Part II tested your knowledge about joint tenancies in a community property state for married couples. As we discussed in class, special rules apply; namely the normal rules of survivorship do not apply because there are not separate interests. I referred to it as a quasi-joint tenancy, which many of you used on the exam. Many of you applied the conventional joint tenancy rules, and lost points. The answer is complicated because both Padme and Anakin die almost simultaneously, but the analysis is basically the same. Assuming Padme dies first, Anakin inherits half of Padme’s interest. He started with 50%, so now has 75%. What about the other 25%? The twins Luke and Princess split, it, 12.5% each. Several of you said that because Anakin was reborn as Darth, that severed the unities.
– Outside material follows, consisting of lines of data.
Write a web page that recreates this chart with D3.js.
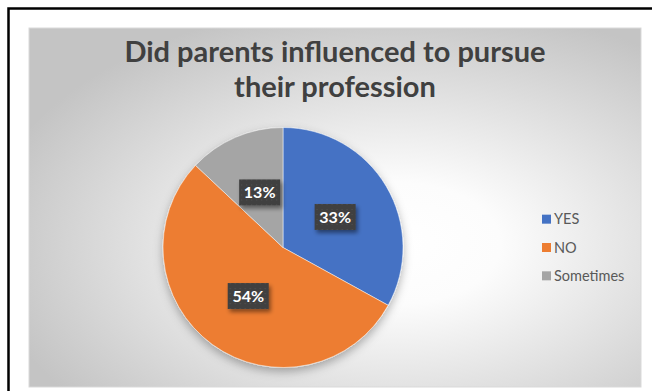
<!DOCTYPE html>
<html>
<head>
<meta charset="utf-8">
<script src="https://cdn.jsdelivr.net/npm/d3@7"></script>
<style>
  body { margin: 0; background: #fff; }
  svg { display: block; }
</style>
</head>
<body>
<svg id="chart" width="652" height="391"></svg>
<script>
const categories = ["YES", "NO", "Sometimes"];
const values = [33, 54, 13];
const colors = ["#4472C4", "#ED7D31", "#A5A5A5"];
const titleLines = ["Did parents influenced to pursue", "their profession"];

const svg = d3.select("#chart");
const defs = svg.append("defs");

// background gradient of the chart area
const grad = defs.append("radialGradient")
  .attr("id", "bg")
  .attr("cx", 0.6).attr("cy", 0.6).attr("r", 0.68)
  .attr("fx", 0.6).attr("fy", 0.6);
grad.append("stop").attr("offset", "0%").attr("stop-color", "#ffffff");
grad.append("stop").attr("offset", "25%").attr("stop-color", "#fcfcfc");
grad.append("stop").attr("offset", "100%").attr("stop-color", "#c4c4c4");

const pieShadow = defs.append("filter").attr("id", "pieShadow")
  .attr("x", "-20%").attr("y", "-20%").attr("width", "140%").attr("height", "140%");
pieShadow.append("feDropShadow")
  .attr("dx", 0).attr("dy", 4).attr("stdDeviation", 5)
  .attr("flood-color", "#000").attr("flood-opacity", 0.3);

const boxShadow = defs.append("filter").attr("id", "boxShadow")
  .attr("x", "-30%").attr("y", "-30%").attr("width", "160%").attr("height", "160%");
boxShadow.append("feDropShadow")
  .attr("dx", 2).attr("dy", 3).attr("stdDeviation", 2)
  .attr("flood-color", "#000").attr("flood-opacity", 0.45);

const dots = defs.append("pattern").attr("id", "dots")
  .attr("width", 5).attr("height", 5).attr("patternUnits", "userSpaceOnUse");
dots.append("rect").attr("width", 5).attr("height", 5).attr("fill", "#3f3f3f");
dots.append("circle").attr("cx", 2.5).attr("cy", 2.5).attr("r", 0.8).attr("fill", "#4f4f4f");

// outer frame
svg.append("rect")
  .attr("x", 8.5).attr("y", 8.5)
  .attr("width", 660).attr("height", 400)
  .attr("fill", "none").attr("stroke", "#000").attr("stroke-width", 2.5);

// chart area
svg.append("rect")
  .attr("x", 29).attr("y", 28)
  .attr("width", 612).attr("height", 359)
  .attr("fill", "url(#bg)")
  .attr("stroke", "#d9d9d9").attr("stroke-width", 1);

// title
svg.append("text")
  .attr("x", 335).attr("y", 62)
  .attr("text-anchor", "middle")
  .attr("font-family", "Lato, 'Open Sans', sans-serif")
  .attr("font-weight", "bold")
  .attr("font-size", 29)
  .attr("fill", "#404040")
  .selectAll("tspan")
  .data(titleLines)
  .join("tspan")
  .attr("x", 335)
  .attr("dy", (d, i) => i === 0 ? 0 : 35)
  .text(d => d);

// pie
const cx = 283, cy = 247.5, radius = 120;
const data = categories.map((c, i) => ({ category: c, value: values[i], color: colors[i] }));
const pie = d3.pie().sort(null).value(d => d.value);
const arcs = pie(data);
const arc = d3.arc().innerRadius(0).outerRadius(radius);
const labelArc = d3.arc().innerRadius(radius * 0.5).outerRadius(radius * 0.5);

const g = svg.append("g").attr("transform", `translate(${cx},${cy})`);

g.append("g")
  .attr("filter", "url(#pieShadow)")
  .selectAll("path")
  .data(arcs)
  .join("path")
  .attr("d", arc)
  .attr("fill", d => d.data.color)
  .attr("stroke", "#ffffff")
  .attr("stroke-width", 0.5);

const total = d3.sum(values);
const labels = g.selectAll(".label")
  .data(arcs)
  .join("g")
  .attr("class", "label")
  .attr("transform", d => `translate(${labelArc.centroid(d)})`);

labels.append("rect")
  .attr("x", -20).attr("y", -13)
  .attr("width", 41).attr("height", 26)
  .attr("fill", "url(#dots)")
  .attr("filter", "url(#boxShadow)");

labels.append("text")
  .attr("x", 0.5)
  .attr("text-anchor", "middle")
  .attr("dy", "0.36em")
  .attr("font-family", "Lato, 'Open Sans', sans-serif")
  .attr("font-weight", "bold")
  .attr("font-size", 16)
  .attr("fill", "#ffffff")
  .text(d => Math.round(d.data.value / total * 100) + "%");

// legend
const legendY = d3.scaleBand()
  .domain(categories)
  .range([205, 290]);

const legend = svg.append("g")
  .selectAll("g")
  .data(data)
  .join("g")
  .attr("transform", d => `translate(542,${legendY(d.category) + legendY.bandwidth() / 2})`);

legend.append("rect")
  .attr("x", 0).attr("y", -4.5)
  .attr("width", 9).attr("height", 9)
  .attr("fill", d => d.color);

legend.append("text")
  .attr("x", 12)
  .attr("dy", "0.35em")
  .attr("font-family", "Lato, 'Open Sans', sans-serif")
  .attr("font-size", 14.5)
  .attr("fill", "#595959")
  .text(d => d.category);
</script>
</body>
</html>
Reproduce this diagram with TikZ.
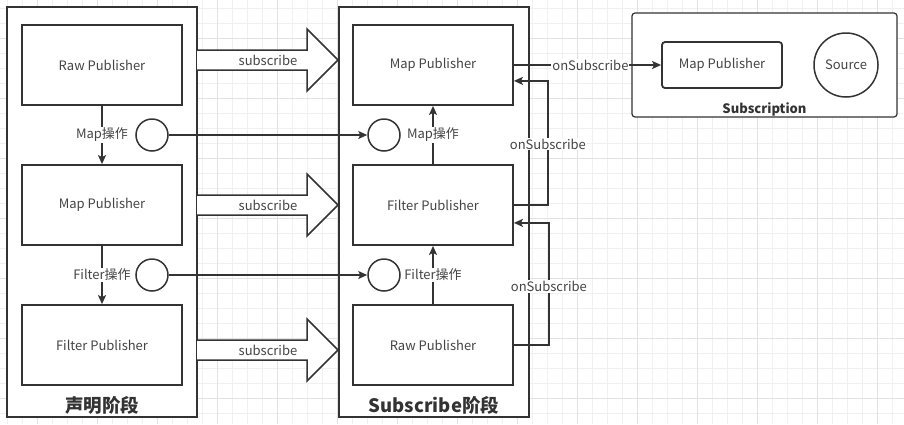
\documentclass[tikz,border=0pt]{standalone}
\usepackage{fontspec}
\setmainfont{Noto Sans CJK SC}
\usetikzlibrary{calc}
\usetikzlibrary{positioning}
\usetikzlibrary{arrows.meta}
\definecolor{lineGray}{HTML}{333333}
\definecolor{textGray}{HTML}{444444}
\definecolor{gridMinor}{HTML}{F0F0F0}
\definecolor{gridMajor}{HTML}{E2E2E2}
\tikzset{
  frameBox/.style={%
    draw=lineGray, line width=1.8pt, fill=white,
    minimum width=190pt, minimum height=410pt, inner sep=0pt,
  },
  pubBox/.style={%
    draw=lineGray, line width=1.8pt, fill=white,
    minimum width=160pt, minimum height=80pt, inner sep=0pt,
    text=textGray, font=\fontsize{13}{15}\selectfont,
  },
  opCircle/.style={%
    circle, draw=lineGray, line width=1.5pt, fill=white,
    minimum size=32pt, inner sep=0pt,
  },
  lbl/.style={%
    fill=white, inner sep=1pt, text=textGray,
    font=\fontsize{13}{15}\selectfont,
  },
  title/.style={%
    inner sep=0pt, text=lineGray, font=\fontsize{18.5}{20}\selectfont\bfseries,
  },
  link/.style={%
    draw=lineGray, line width=1.5pt,
    -{Stealth[length=9pt,width=8pt,inset=2pt]},
  },
  bigArrow/.style={%
    draw=lineGray, line width=1.5pt, fill=white, line join=miter,
  },
}

\begin{document}
\begin{tikzpicture}[x=1pt,y=-1pt]
  \useasboundingbox (0,0) rectangle (904,424);
  % background grid
  \foreach \gx in {7.3,22.3,...,904}
    \draw[gridMinor, line width=0.8pt] (\gx,0) -- (\gx,424);
  \foreach \gy in {8.3,23.3,...,424}
    \draw[gridMinor, line width=0.8pt] (0,\gy) -- (904,\gy);
  \foreach \gx in {37.3,97.3,...,904}
    \draw[gridMajor, line width=0.8pt] (\gx,0) -- (\gx,424);
  \foreach \gy in {38.3,98.3,...,424}
    \draw[gridMajor, line width=0.8pt] (0,\gy) -- (904,\gy);

  % frames
  \node[frameBox] (declFrame) at (102,212) {};
  \node[frameBox] (subFrame) at (434,212) {};
  \node[title, anchor=base] (declTitle) at (102,412) {声明阶段};
  \node[title, anchor=base] (subTitle) at (434,412) {Subscribe阶段};

  % declaration side
  \node[pubBox] (declRaw) at (102,65) {Raw Publisher};
  \node[pubBox] (declMap) at (102,205) {Map Publisher};
  \node[pubBox] (declFilter) at (102,345) {Filter Publisher};
  \node[opCircle] (declMapOp) at (152,135) {};
  \node[opCircle] (declFilterOp) at (152,275) {};

  % subscribe side
  \node[pubBox] (subMap) at (433,65) {Map Publisher};
  \node[pubBox] (subFilter) at (433,205) {Filter Publisher};
  \node[pubBox] (subRaw) at (433,345) {Raw Publisher};
  \node[opCircle] (subMapOp) at (384,135) {};
  \node[opCircle] (subFilterOp) at (384,275) {};

  % subscription
  \node[draw=lineGray, line width=1.2pt, rounded corners=3pt, fill=white,
        minimum width=265pt, minimum height=104pt, inner sep=0pt]
        (subscription) at (764.5,65) {};
  \node[pubBox, rounded corners=3pt, minimum width=120pt, minimum height=46pt]
        (srcMap) at (722,65) {Map Publisher};
  \node[circle, draw=lineGray, line width=1.5pt, minimum size=64pt, inner sep=0pt,
        text=textGray, font=\fontsize{13}{15}\selectfont] (source) at (846,65) {Source};
  \node[inner sep=0pt, text=lineGray, font=\fontsize{13}{15}\selectfont\bfseries,
        anchor=base] (subTitleSmall) at (764.5,113) {Subscription};

  % subscribe block arrows
  \foreach \y in {60,205,350} {
    \draw[bigArrow] (197,\y-10) -- (307,\y-10) -- (307,\y-31) -- (338,\y)
      -- (307,\y+31) -- (307,\y+10) -- (197,\y+10);
    \node[lbl, fill=none] at (268,\y) {subscribe};
  }

  % operators
  \draw[link] (declRaw) -- node[lbl] {Map操作} (declMap);
  \draw[link] (declMap) -- node[lbl] {Filter操作} (declFilter);
  \draw[link] (subFilter) -- node[lbl] {Map操作} (subMap);
  \draw[link] (subRaw) -- node[lbl] {Filter操作} (subFilter);
  \draw[link] (declMapOp) -- (subMapOp);
  \draw[link] (declFilterOp) -- (subFilterOp);

  % onSubscribe
  \draw[link] (subFilter.east) -- ++(34,0) |- node[lbl, pos=0.245] {onSubscribe}
    ($(subMap.south east)+(0,-25)$);
  \draw[link] (subRaw.east) -- ++(35,0) |- node[lbl, pos=0.24] {onSubscribe}
    ($(subFilter.south east)+(0,-23)$);
  \draw[link] (subMap.east) -- node[lbl, pos=0.52] {onSubscribe} (srcMap.west);
\end{tikzpicture}
\end{document}
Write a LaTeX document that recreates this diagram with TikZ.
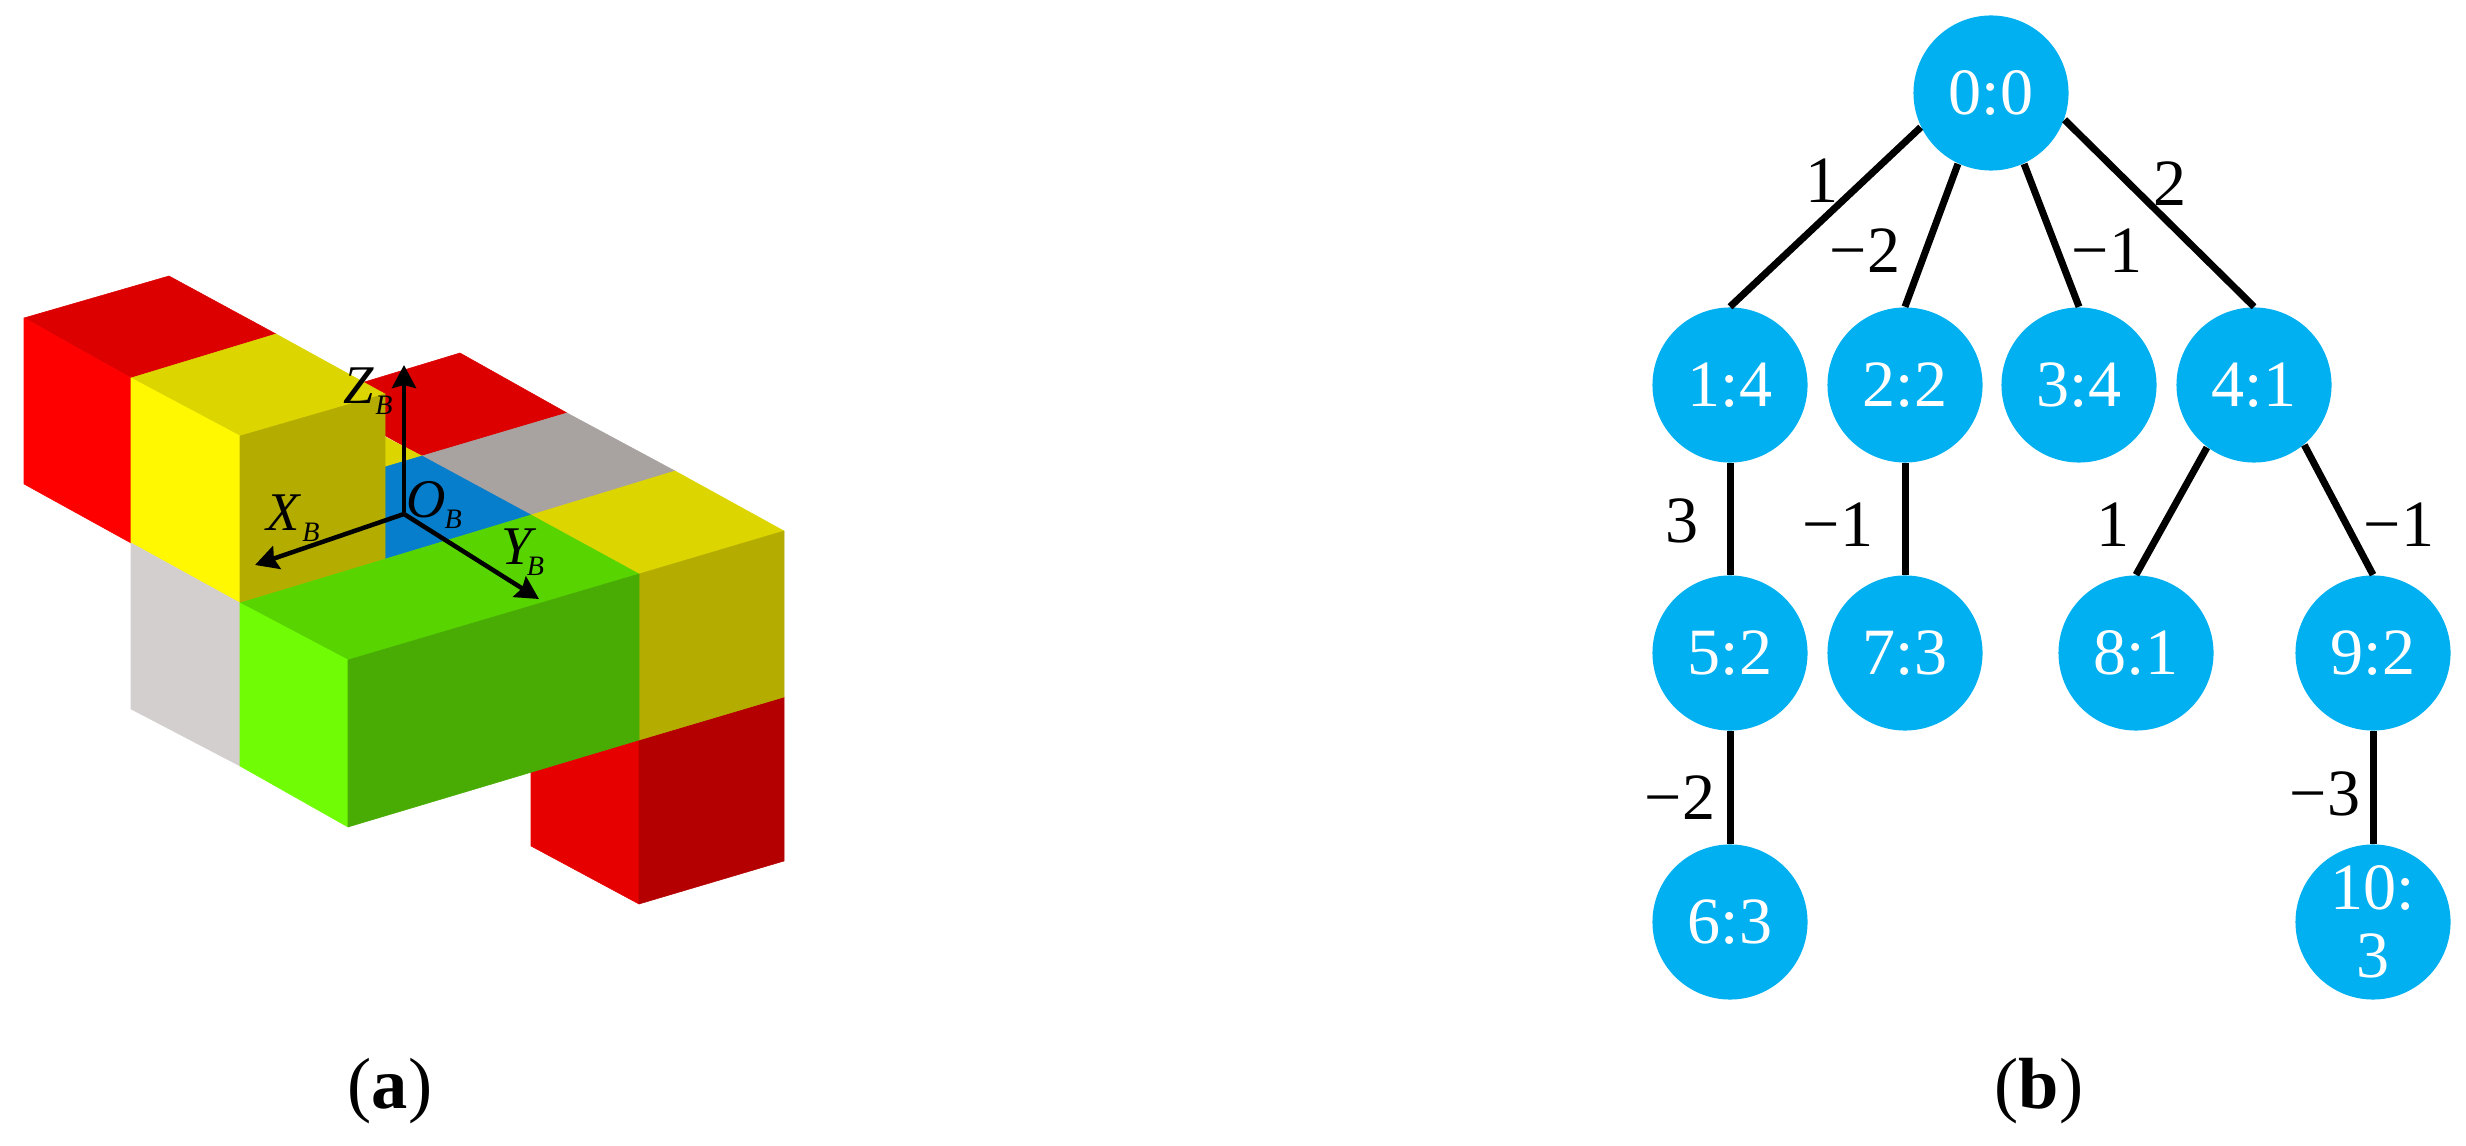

Ultimately, both Padme and Anakin die, so the twins would split the property 50%-50%. (Several of you wrote about a “joint tenancy in common.” No matter how many times I warn you not to write that on the exam, students always disappoint).

Part III asked you compare Moore v. Regents of University of California with Darth stealing, and profiting from Obi’s use of the force. The best papers analyzed the competing opinions from Moore, and addressed the legal, ethical, and economical issues behind granting property rights to non-regenerative body parts.

Part IV was a straightforward classification of present and future interests. Darth had a present interest in life estate. Luke had a vested remainder in fee simple subject to an executory limitation (he was ascertained, and there was no condition precedent–note the condition came after the comma). Princess had a shifting executory interest.

Part V was a policy question where you had wide latitude to compare and contrast the community and common law property systems. Some of the biggest differences for migrating couples include the force elective share, and the quasi-joint tenancy.

On the whole, I was very proud. Well done.